Was there some special person who was carrying some important item? Or can you pay to bump other people off a flight like that, just because you're rich?

Astonishing that this could happen, I'm pretty sure I'd take the $10k. Seems like easy money.



I'm just as curious as you -- I can kinda see the math behind sloppily overbooking and paying $3-500 occasionally for the operational cost savings, but I have a tough time seeing how it adds up once you're paying out 10s of K$.

Here's a thread of people discussing it: https://www.flyertalk.com/forum/delta-air-lines-skymiles/208...

Including a reasonable hypothesis: The next available flight was 2-3 days later. So the amount of money could cover 3 days of hotel, food, and lost income.

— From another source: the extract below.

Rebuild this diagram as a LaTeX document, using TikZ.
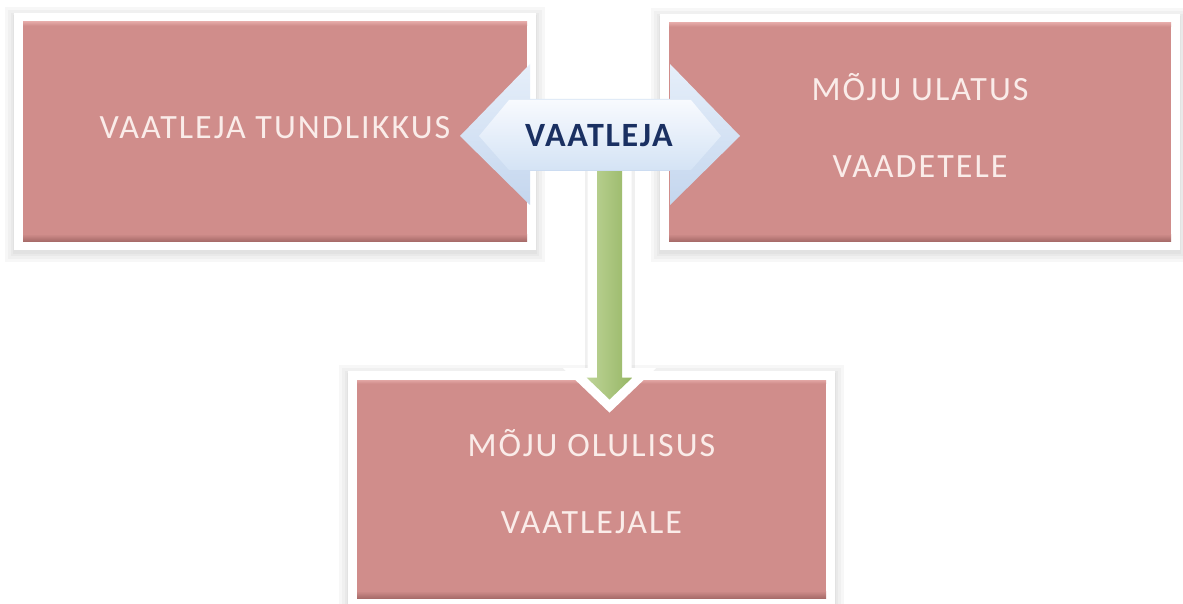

Of course, most people have a drivers license and could rent a car and drive -- but not everyone.


Usually it means one of two things:

1. There is a regulatory (or contract) issue if this isn't fixed _now_. They would also have had some reason to avoid involuntary deboarding, which they usually don't.

2. A gate agent was angry and wanted to send a message to corporate (possibly just before quitting).


They start at a lower amount and then increase it until they have the required people. The lower and upper bound on what they can offer first appeared in a leaked 2017 memo. 2017 also happens to be the year of the violent removal of someone on a United flight: https://en.wikipedia.org/wiki/2017_United_Express_passenger_...

My guess would be that Delta put this policy into place after the terrible United incident.